三、控訴人武友は昭和三一年九月二四日、控訴人宮蔭は同年一月二四日落札し、そのときにおける未払返掛金は控訴人武友は合計三九万円、控訴人宮蔭は合計六三万円であつたことは当事者間に争がない。そして、前記甲第二号証の一、二によれば、控訴人武友は控訴人宮蔭の右六三万円につき、控訴人宮蔭は控訴人武友の右三九万円につき、それぞれ主債務者の落札の日に連帯保証したことが認められる。そして、落札の翌月以降、控訴人武友は昭和三一年一二月末まで毎月三万円及び昭和三二年一月分三万円の内金一五、〇〇〇円、控訴人宮蔭は昭和三二年一月まで毎月三万円返掛金を支払つたことは、被控訴人の主張するところであるから、その残額は控訴人武友が二八五、〇〇〇円、控訴人宮蔭が二七万円である。控訴人等は右のほか返掛金を控訴人武友は合計一三五、〇〇〇円、控訴人宮蔭は合計一二万円支払つたと主張するが、この主張にそう原審証人小沢留子の証言、原審の控訴人宮蔭和衛、原審及び当審の控訴人武友小浪各本人尋問の結果は、前記甲第一号証の二、原審証人仲栄真盛広、与儀貞子の各証言、原審及び当審の被控訴本人尋問の結果に照して措信できず、その他にはこの抗弁事実を認めるに足る証拠はない。そうすれば、控訴人等は連帯して被控訴人及び選定者等に対して、未払返掛金五五五、〇〇〇円を支払うべき義務がある。

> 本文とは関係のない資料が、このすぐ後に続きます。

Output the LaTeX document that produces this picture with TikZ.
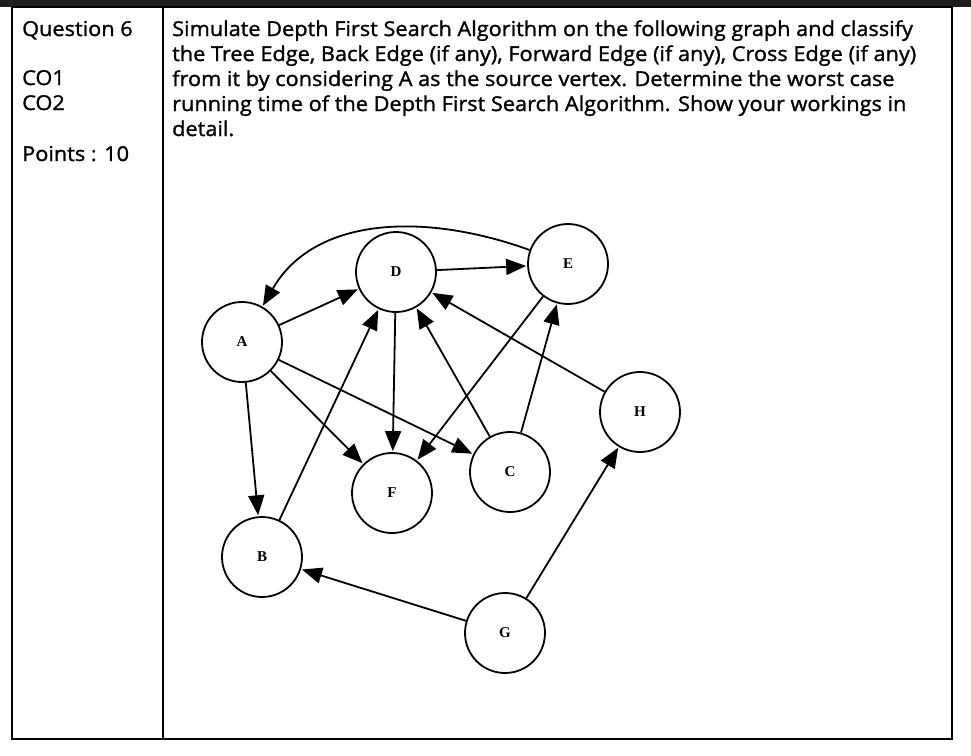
\documentclass[tikz,border=0pt]{standalone}
\usepackage{fontspec}
\setmainfont{Open Sans}[FakeStretch=1.06,FakeBold=1.3]
\newfontfamily\lblfont{Liberation Serif}
\usetikzlibrary{arrows.meta}
\begin{document}
\begin{tikzpicture}[x=1pt,y=-1pt,
  vtx/.style={circle,draw,line width=1.8pt,minimum size=80pt,inner sep=0pt,font=\lblfont\bfseries\fontsize{15}{15}\selectfont},
  edge/.style={line width=1.8pt,-{Triangle[length=20pt,width=16pt]},shorten >=1pt},
  txt/.style={anchor=base west,inner sep=0pt,font=\fontsize{20.5}{24}\selectfont}]
\useasboundingbox (0,0) rectangle (971,755);
\fill[black!88] (0,0) rectangle (971,7);
\draw[line width=1.6pt] (12,7) rectangle (952,739);
\draw[line width=1.6pt] (163,7) -- (163,739);
\node[txt] (q) at (22,36) {Question 6};
\node[txt] (c1) at (22,85) {CO1};
\node[txt] (c2) at (22,110) {CO2};
\node[txt] (p) at (22,161) {Points : 10};
\node[txt] (l1) at (172,36) {Simulate Depth First Search Algorithm on the following graph and classify};
\node[txt] (l2) at (172,61) {the Tree Edge, Back Edge (if any), Forward Edge (if any), Cross Edge (if any)};
\node[txt] (l3) at (172,86) {from it by considering A as the source vertex. Determine the worst case};
\node[txt] (l4) at (172,111) {running time of the Depth First Search Algorithm. Show your workings in};
\node[txt] (l5) at (172,136) {detail.};
\node[vtx] (D) at (396,272) {D};
\node[vtx] (E) at (568,264) {E};
\node[vtx] (A) at (242,342) {A};
\node[vtx] (H) at (640,412) {H};
\node[vtx] (C) at (510,472) {C};
\node[vtx] (F) at (392,493) {F};
\node[vtx] (B) at (262,557) {B};
\node[vtx] (G) at (505,633) {G};
\draw[edge] (E) to[out=160,in=60] (A);
\draw[edge] (A) -- (D);
\draw[edge] (D) -- (E);
\draw[edge] (D) -- (F);
\draw[edge] (B) -- (D);
\draw[edge] (A) -- (F);
\draw[edge] (A) -- (C);
\draw[edge] (C) -- (D);
\draw[edge] (E) -- (F);
\draw[edge] (C) -- (E);
\draw[edge] (H) -- (D);
\draw[edge] (G) -- (B);
\draw[edge] (G) -- (H);
\draw[edge] (A) -- (B);
\end{tikzpicture}
\end{document}
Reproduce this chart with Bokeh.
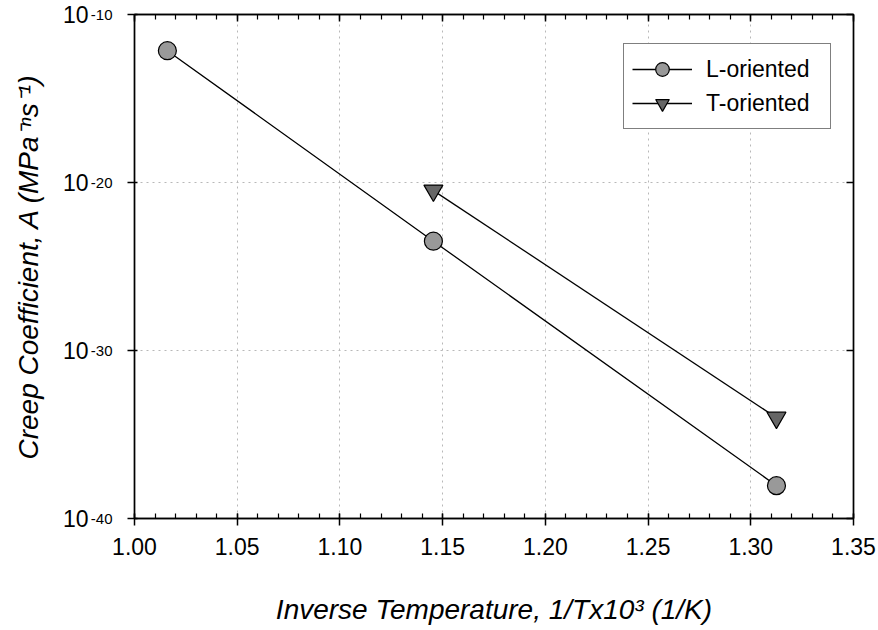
from bokeh.plotting import figure
from bokeh.models import (LinearAxis, LogAxis, FixedTicker, Range1d, LogScale,
                          Legend, LegendItem, NumeralTickFormatter,
                          CustomLabelingPolicy)
from bokeh.embed import file_html
from bokeh.resources import INLINE

# ---- data ----
l_x = [1.016, 1.1455, 1.3125]
l_a = [7e-13, 3.2e-24, 9e-39]
t_x = [1.1455, 1.3125]
t_a = [3.3e-21, 1.0e-34]

x_ticks = [1.00, 1.05, 1.10, 1.15, 1.20, 1.25, 1.30, 1.35]
x_minor = [round(1.00 + 0.01 * i, 2) for i in range(36)]
y_ticks = [1e-40, 1e-30, 1e-20, 1e-10]
y_tick_mantissa = ["10", "10", "10", "10"]
y_tick_exponents = ["-40", "-30", "-20", "-10"]

FONT = "Liberation Sans"

p = figure(width=878, height=630, output_backend="svg", toolbar_location=None,
           x_range=Range1d(1.0, 1.35), y_range=Range1d(1e-40, 1e-10),
           y_axis_type="log",
           min_border_left=134, min_border_right=25, min_border_top=14,
           min_border_bottom=112)
p.background_fill_color = "white"
p.border_fill_color = "white"
p.outline_line_color = "black"
p.outline_line_width = 1.3

# grid
p.xgrid.ticker = FixedTicker(ticks=x_ticks)
p.ygrid.ticker = FixedTicker(ticks=y_ticks)
for g in (p.xgrid, p.ygrid):
    g.grid_line_color = "#b8b8b8"
    g.grid_line_dash = "2 4"
    g.grid_line_width = 1

hide_labels = CustomLabelingPolicy(code="""
try { for (const i of Array.from(indices.ones())) { indices.unset(i) } } catch (e) {}
return indices
""")

def style_line_axis(ax):
    ax.axis_line_width = 1.5
    ax.axis_line_color = "black"
    ax.major_tick_line_color = "black"
    ax.major_tick_line_width = 1.5
    ax.minor_tick_line_color = "black"
    ax.minor_tick_line_width = 1.2

def style_text_only_axis(ax):
    ax.axis_line_color = None
    ax.major_tick_line_color = None
    ax.minor_tick_line_color = None
    ax.major_tick_in = 0
    ax.major_tick_out = 0
    ax.minor_tick_in = 0
    ax.minor_tick_out = 0

# bottom axis
xa = p.xaxis[0]
xa.ticker = FixedTicker(ticks=x_ticks, minor_ticks=x_minor)
xa.formatter = NumeralTickFormatter(format="0.00")
style_line_axis(xa)
xa.major_label_text_font = FONT
xa.major_label_text_font_size = "23px"
xa.major_label_text_color = "black"
xa.major_tick_in = 5
xa.major_tick_out = 7
xa.minor_tick_in = 5
xa.minor_tick_out = 0
xa.major_label_standoff = 12
xa.axis_label = "Inverse Temperature, 1/Tx10\u00b3 (1/K)"
xa.axis_label_text_font = FONT
xa.axis_label_text_font_size = "28px"
xa.axis_label_text_font_style = "italic"
xa.axis_label_text_color = "black"
xa.axis_label_standoff = 36

# left axis: line + ticks only
ya = p.yaxis[0]
ya.ticker = FixedTicker(ticks=y_ticks, minor_ticks=[])
ya.major_label_overrides = {t: "" for t in y_ticks}
ya.major_label_text_font_size = "1px"
ya.major_label_standoff = 0
ya.major_label_policy = hide_labels
style_line_axis(ya)
ya.major_tick_in = 3
ya.major_tick_out = 7

# exponent labels of the y ticks (raised like superscripts)
yexp = LogAxis(ticker=FixedTicker(ticks=y_ticks, minor_ticks=[]),
               major_label_overrides={t: s for t, s in zip(y_ticks, y_tick_exponents)})
style_text_only_axis(yexp)
yexp.major_label_text_font = FONT
yexp.major_label_text_font_size = "15px"
yexp.major_label_text_color = "black"
yexp.major_label_text_baseline = "alphabetic"
yexp.major_label_standoff = 15
p.add_layout(yexp, "left")

# mantissa labels ("10") of the y ticks, plus the y axis title
yman = LogAxis(ticker=FixedTicker(ticks=y_ticks, minor_ticks=[]),
               major_label_overrides={t: s for t, s in zip(y_ticks, y_tick_mantissa)})
style_text_only_axis(yman)
yman.major_label_text_font = FONT
yman.major_label_text_font_size = "23px"
yman.major_label_text_color = "black"
yman.major_label_standoff = -1
yman.axis_label = "Creep Coefficient, A (MPa\u207b\u207fs\u207b\u00b9)"
yman.axis_label_text_font = FONT
yman.axis_label_text_font_size = "28px"
yman.axis_label_text_font_style = "italic"
yman.axis_label_text_color = "black"
yman.axis_label_standoff = 16
p.add_layout(yman, "left")

# top axis (ticks only)
top = LinearAxis(ticker=FixedTicker(ticks=x_ticks, minor_ticks=x_minor),
                 major_label_overrides={t: "" for t in x_ticks},
                 major_label_text_font_size="1px", major_label_standoff=0,
                 major_label_policy=hide_labels)
style_line_axis(top)
top.major_tick_in = 7
top.major_tick_out = 0
top.minor_tick_in = 5
top.minor_tick_out = 0
p.add_layout(top, "above")

# right axis (ticks only)
right = LogAxis(ticker=FixedTicker(ticks=y_ticks, minor_ticks=[]),
                major_label_overrides={t: "" for t in y_ticks},
                major_label_text_font_size="1px", major_label_standoff=0,
                major_label_policy=hide_labels)
style_line_axis(right)
right.major_tick_in = 7
right.major_tick_out = 0
p.add_layout(right, "right")

# data
l_line = p.line(l_x, l_a, line_color="black", line_width=1.3)
l_pts = p.scatter(l_x, l_a, marker="circle", size=18, fill_color="#999999",
                  line_color="black", line_width=1.2)
t_line = p.line(t_x, t_a, line_color="black", line_width=1.3)
t_pts = p.scatter(t_x, t_a, marker="inverted_triangle", size=19, fill_color="#666666",
                  line_color="black", line_width=1.2)

legend = Legend(items=[LegendItem(label="L-oriented", renderers=[l_line, l_pts]),
                       LegendItem(label="T-oriented", renderers=[t_line, t_pts])],
                location=(489, 389))
legend.label_text_font = FONT
legend.label_text_font_size = "23px"
legend.label_text_color = "black"
legend.glyph_width = 60
legend.glyph_height = 34
legend.label_height = 34
legend.label_width = 116
legend.spacing = 0
legend.padding = 8
legend.margin = 0
legend.label_standoff = 14
legend.border_line_color = "black"
legend.border_line_width = 1.3
legend.background_fill_color = "white"
legend.background_fill_alpha = 1
p.add_layout(legend, "center")

open("out.html", "w").write(file_html(p, INLINE))
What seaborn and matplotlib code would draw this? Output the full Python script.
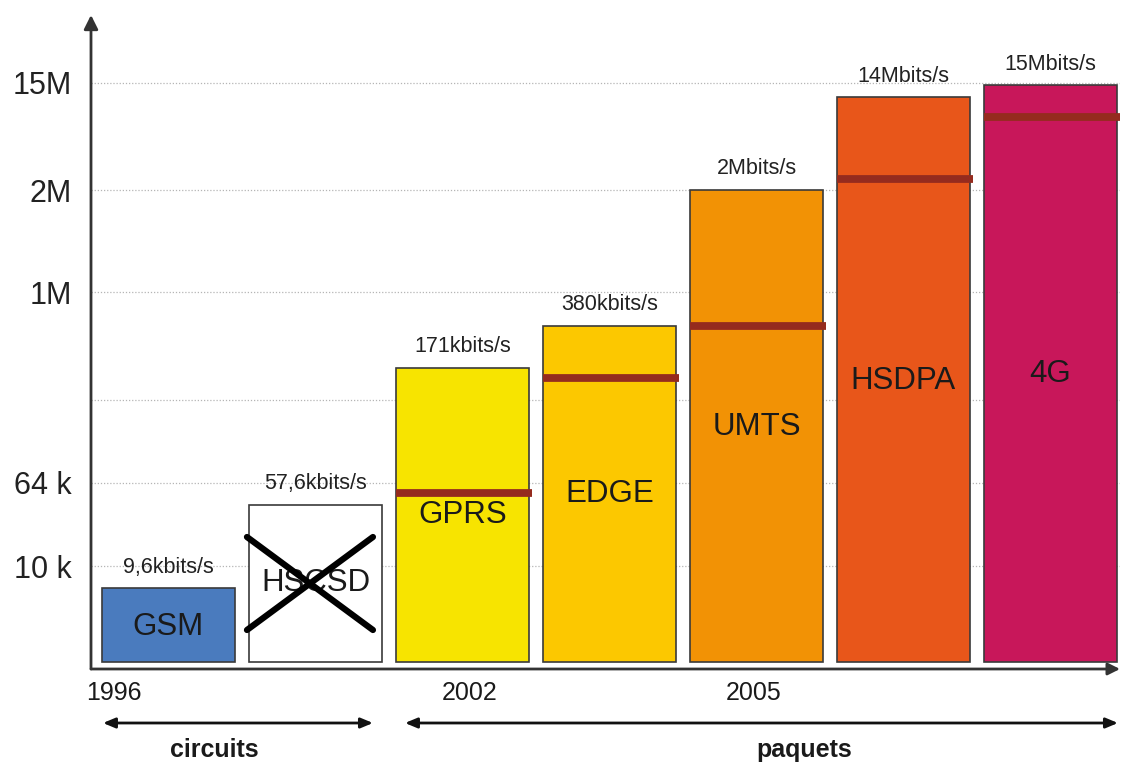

四、よつて、被控訴人が右金員のうち五五万円、及びこれに対する弁済期後である昭和三三年四月二四日以降完済にいたるまで、民法所定年五分の遅延損害金の連帯支払を求める本訴請求は、正当として認容すべきであつて、これと結論を同一にする原判決は相当で、本件控訴は理由がないから、棄却すべきである。なお、原判決の当事者の表示には、主文第三項前段に記載のとおり明白な誤記あり、また原判決主文第一項の「選定者に対し」とあるのは「原告に対し」の明白な誤記(原告の提出陳述した訴状にも「原告に対して」と明記してある。理論的にも訴の当事者は原告であつて、選定者等ではなく、選定者等は民事訴訟法二〇一条二項により確定判決の効力をうけるにすぎない)であるから、職権で更正する。そこで、同法三八四条、九五条、八九条、九三条を適用し、主文のとおり判決する。